Interrogé sur le mythe que représenterait encore Thomas Sankara, Compaoré, alors que le Burkina Faso va fêter le 4 août 2014 le trentième anniversaire du changement de nom du pays, dit ce qu’il n’a jamais dit dans un entretien avec la presse étrangère : « A son époque, il n’y avait aucune liberté dans ce pays : ni de presse, ni d’association, ni d’entreprendre, ni syndicale, ni politique… […] Il y a le mythe et il y a la réalité ». On ne peut pas être plus définitif dans le propos… ! Il note d’ailleurs que les partis sankaristes ne « brillent » pas lors des élections.

Au sujet de la question que toute l’opposition se pose : quid de 2015 ? Blaise Compaoré joue avec talent la confusion.
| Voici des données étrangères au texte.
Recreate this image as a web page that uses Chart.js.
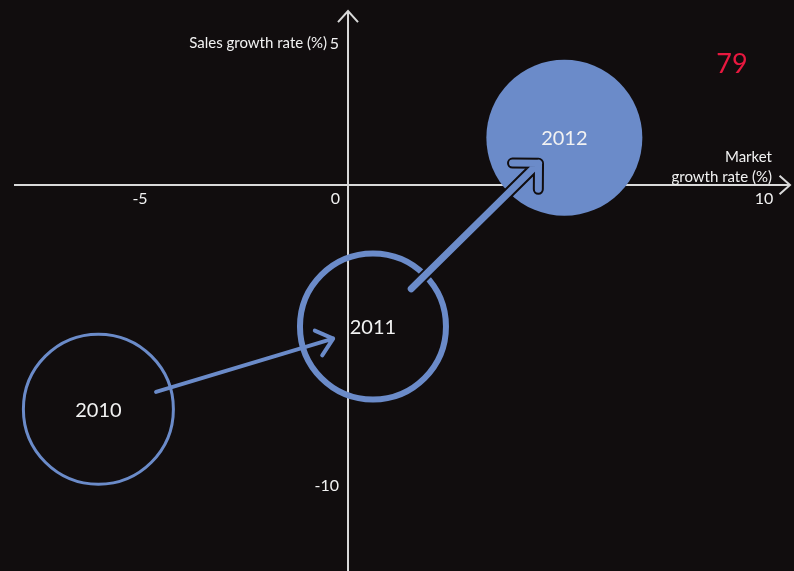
<!DOCTYPE html>
<html>
<head>
<meta charset="utf-8">
<script src="https://cdn.jsdelivr.net/npm/chart.js@4/dist/chart.umd.min.js"></script>
<style>
  html, body { margin: 0; padding: 0; background: #110d0e; }
  #chart { display: block; }
</style>
</head>
<body>
<canvas id="chart" width="794" height="571"></canvas>
<script>
// ── Data ──────────────────────────────────────
const years = ['2010', '2011', '2012'];
const marketGrowth = [-6.0, 0.6, 5.2];   // x, %
const salesGrowth = [-7.6, -4.8, 1.6];   // y, %
const bubbleSize = [75, 73, 78];          // radius
const xTickValues = [-5, 0, 10];
const yTickValues = [5, -10];

const BLUE = '#6b8bc9';
const BG = '#110d0e';
const AXIS = '#d9d9d9';
const TEXT = '#f2f2f2';
const FONT = 'Lato, "Open Sans", sans-serif';

// ── Helpers ───────────────────────────────────
function chevron(ctx, x, y, angle, len, spread) {
    ctx.beginPath();
    ctx.moveTo(x + len * Math.cos(angle + spread), y + len * Math.sin(angle + spread));
    ctx.lineTo(x, y);
    ctx.lineTo(x + len * Math.cos(angle - spread), y + len * Math.sin(angle - spread));
}

function arrowPath(ctx, a, b, f0, f1, head, spread) {
    const x0 = a.x + (b.x - a.x) * f0, y0 = a.y + (b.y - a.y) * f0;
    const x1 = a.x + (b.x - a.x) * f1, y1 = a.y + (b.y - a.y) * f1;
    const back = Math.atan2(y0 - y1, x0 - x1);
    ctx.beginPath();
    ctx.moveTo(x0, y0);
    ctx.lineTo(x1, y1);
    ctx.moveTo(x1 + head * Math.cos(back + spread), y1 + head * Math.sin(back + spread));
    ctx.lineTo(x1, y1);
    ctx.lineTo(x1 + head * Math.cos(back - spread), y1 + head * Math.sin(back - spread));
}

// axes cross at the origin, with open arrow tips
const crossAxes = {
    id: 'crossAxes',
    beforeDatasetsDraw(chart) {
        const { ctx, scales: { x, y } } = chart;
        const ox = x.getPixelForValue(0);
        const oy = y.getPixelForValue(0);
        ctx.save();
        ctx.strokeStyle = AXIS;
        ctx.lineWidth = 2;
        ctx.beginPath();
        ctx.moveTo(14, oy); ctx.lineTo(790, oy);
        ctx.moveTo(ox, 571); ctx.lineTo(ox, 11);
        ctx.stroke();
        chevron(ctx, 790, oy, Math.PI, 14, Math.PI / 4.3);
        ctx.stroke();
        chevron(ctx, ox, 11, Math.PI / 2, 15, Math.PI / 4.3);
        ctx.stroke();

        ctx.fillStyle = TEXT;
        ctx.font = '16px ' + FONT;
        ctx.textBaseline = 'middle';
        xTickValues.forEach(v => {
            if (v === 0) {
                ctx.textAlign = 'right';
                ctx.fillText('0', ox - 8, oy + 14);
            } else {
                ctx.textAlign = 'center';
                ctx.fillText(String(v), x.getPixelForValue(v), oy + 14);
            }
        });
        ctx.textAlign = 'right';
        yTickValues.forEach(v => {
            ctx.fillText(String(v), ox - 9, y.getPixelForValue(v) + 6);
        });

        ctx.font = '15px ' + FONT;
        ctx.fillText('Sales growth rate (%)', ox - 21, y.getPixelForValue(5) + 6);
        ctx.fillText('Market', 772, oy - 28);
        ctx.fillText('growth rate (%)', 772, oy - 8);
        ctx.restore();
    },
    afterDatasetsDraw(chart) {
        const { ctx } = chart;
        const pts = chart.getDatasetMeta(0).data;
        ctx.save();
        ctx.lineCap = 'round';
        ctx.lineJoin = 'round';

        // 2010 -> 2011, thin open arrow
        ctx.strokeStyle = BLUE;
        ctx.lineWidth = 4;
        arrowPath(ctx, pts[0], pts[1], 0.21, 0.855, 20, 0.7);
        ctx.stroke();

        // 2011 -> 2012, thick arrow with dark outline
        arrowPath(ctx, pts[1], pts[2], 0.2, 0.865, 26, Math.PI / 4);
        ctx.strokeStyle = BG;
        ctx.lineWidth = 11;
        ctx.stroke();
        ctx.strokeStyle = BLUE;
        ctx.lineWidth = 7;
        ctx.stroke();

        // year labels
        ctx.fillStyle = TEXT;
        ctx.font = '20px ' + FONT;
        ctx.textAlign = 'center';
        ctx.textBaseline = 'middle';
        pts.forEach((p, i) => ctx.fillText(years[i], p.x, p.y + 1));

        // page number
        ctx.fillStyle = '#e8183f';
        ctx.font = '27px ' + FONT;
        ctx.fillText('79', 732, 64);
        ctx.restore();
    }
};

new Chart(document.getElementById('chart'), {
    type: 'bubble',
    data: {
        datasets: [{
            data: years.map((_, i) => ({ x: marketGrowth[i], y: salesGrowth[i], r: bubbleSize[i] })),
            backgroundColor: ['rgba(0,0,0,0)', 'rgba(0,0,0,0)', BLUE],
            borderColor: BLUE,
            borderWidth: [3, 6, 0],
            hoverRadius: 0,
            clip: false
        }]
    },
    options: {
        responsive: false,
        animation: false,
        devicePixelRatio: 1,
        layout: { padding: 0, autoPadding: false },
        scales: {
            x: { type: 'linear', min: -8.365, max: 10.72, display: false },
            y: { type: 'linear', min: -13.085, max: 6.271, display: false }
        },
        plugins: { legend: { display: false }, tooltip: { enabled: false } }
    },
    plugins: [crossAxes]
});
</script>
</body>
</html>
Quand Ben Yahmed lui dit qu’il lui reste jusqu’à mai 2015 pour prendre sa décision, il répond que cela lui laisse donc du temps « pour mûrir [sa] réflexion ». Il pense qu’il n’est pas « vraiment prioritaire de sombrer dans la politique politicienne ou dans un débat qui risquerait de nous éloigner des vraies préoccupations ». Et ajoute : « Il n’est d’ailleurs pas exclu, même si l’article 37 de notre Constitution venait à être modifié, que je m’arrête en décembre 2015, comme c’est pour l’instant prévu ».

Montrer à tous qu’il garde la main sur la vie politique du Burkina Faso mais qu’il n’entend pas, malgré cela, l’écraser de son poing.